Ultimately, the right attorney serves as your advocate, guide, and local representative, ensuring that the deceased’s wishes are honored and the estate is administered efficiently and in full compliance with New York law. Don’t hesitate to reach out to experienced New York estate attorneys for an initial consultation to discuss your specific situation.

Frequently Asked Questions

What is considered a 'small estate' in New York?

In New York, a ‘small estate’ is referred to as a Voluntary Administration under SCPA Article 13. It applies to estates consisting solely of personal property (no real estate) with a gross value not exceeding $50,000 (as of current law).

Can an out-of-state heir administer a New York estate without a local lawyer?

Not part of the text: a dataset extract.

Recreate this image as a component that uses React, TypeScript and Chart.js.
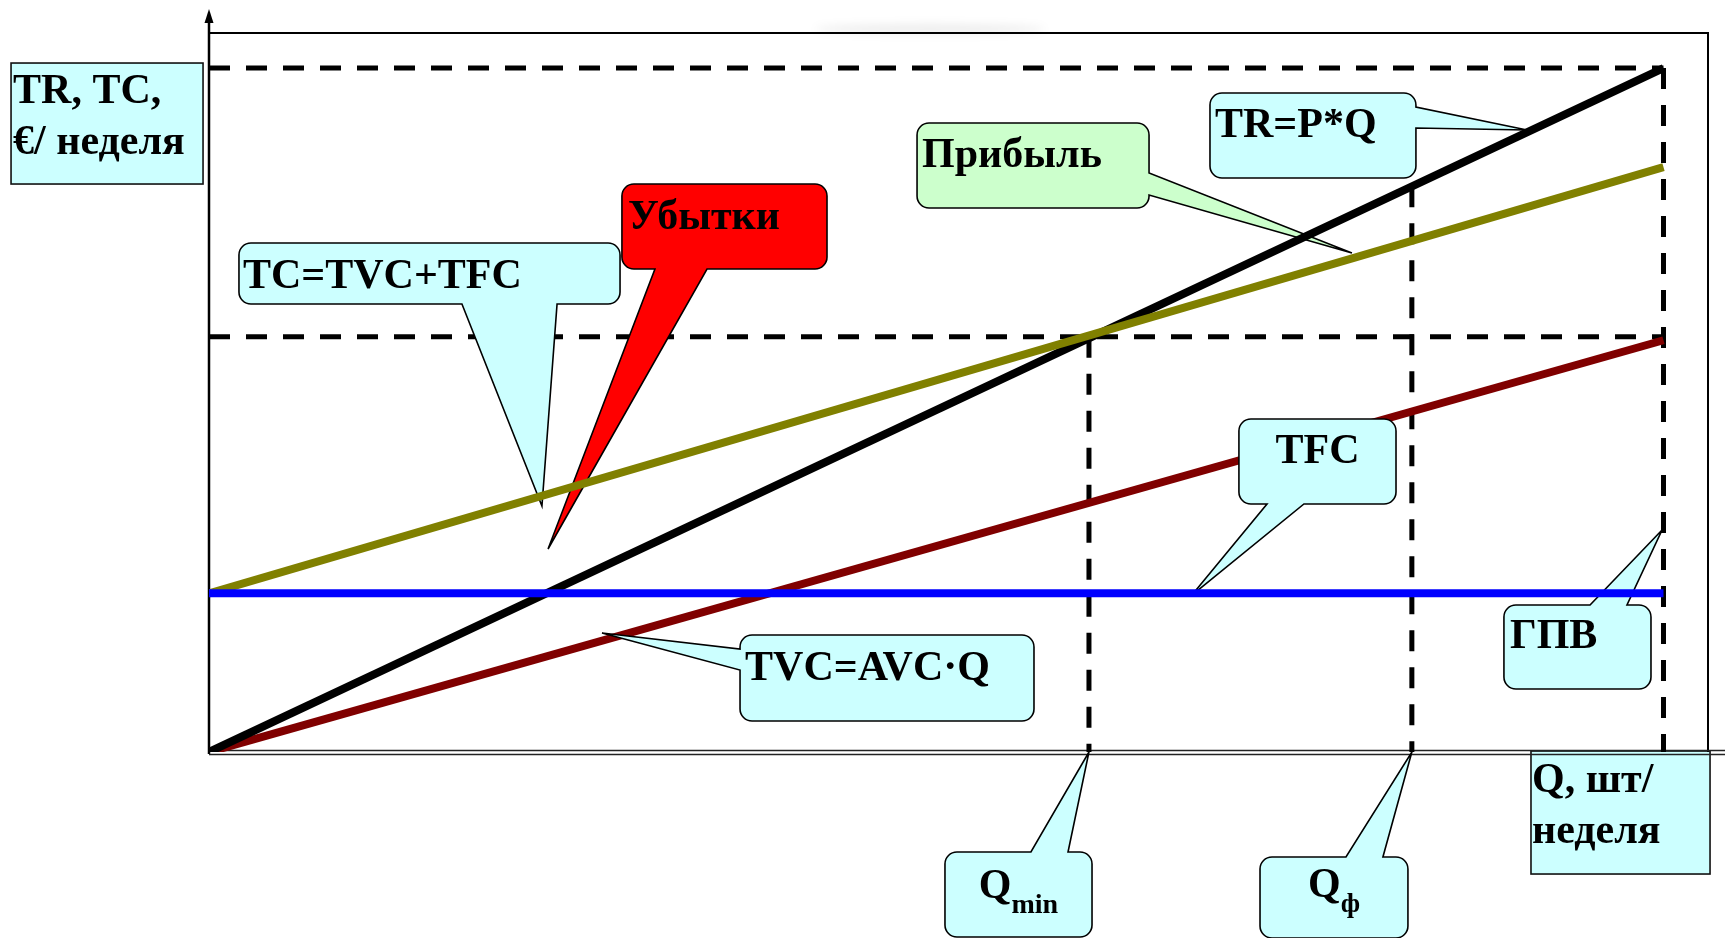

While it’s legally possible for an out-of-state heir to act as an executor or administrator, it is highly advisable to retain a New York estate lawyer. New York’s specific laws, court procedures, and the need for potential court appearances make it very difficult and risky to navigate remotely without local expertise.

What makes a New York estate 'complex'?

An estate becomes complex due to factors such as high value, diverse assets (real estate, businesses), the absence of a will, contested wills, significant estate tax implications, multiple heirs, beneficiary disputes, or the presence of trusts and international assets. These typically require formal probate in Surrogate’s Court.

Does a revocable living trust avoid all legal fees and probate in New York?

A properly funded revocable living trust can help avoid the probate process for assets held within the trust, potentially reducing some legal fees and expediting distribution. However, establishing and administering a trust still requires legal advice, and any assets outside the trust may still need to go through probate.

What is the New York Spousal Right of Election?

Under EPTL 5-1.1-A, New York law grants a surviving spouse the right to elect against a deceased spouse’s will to receive a statutory share of the estate, typically one-third of the net estate, even if the will provides less. This is a common source of complexity in estate administration.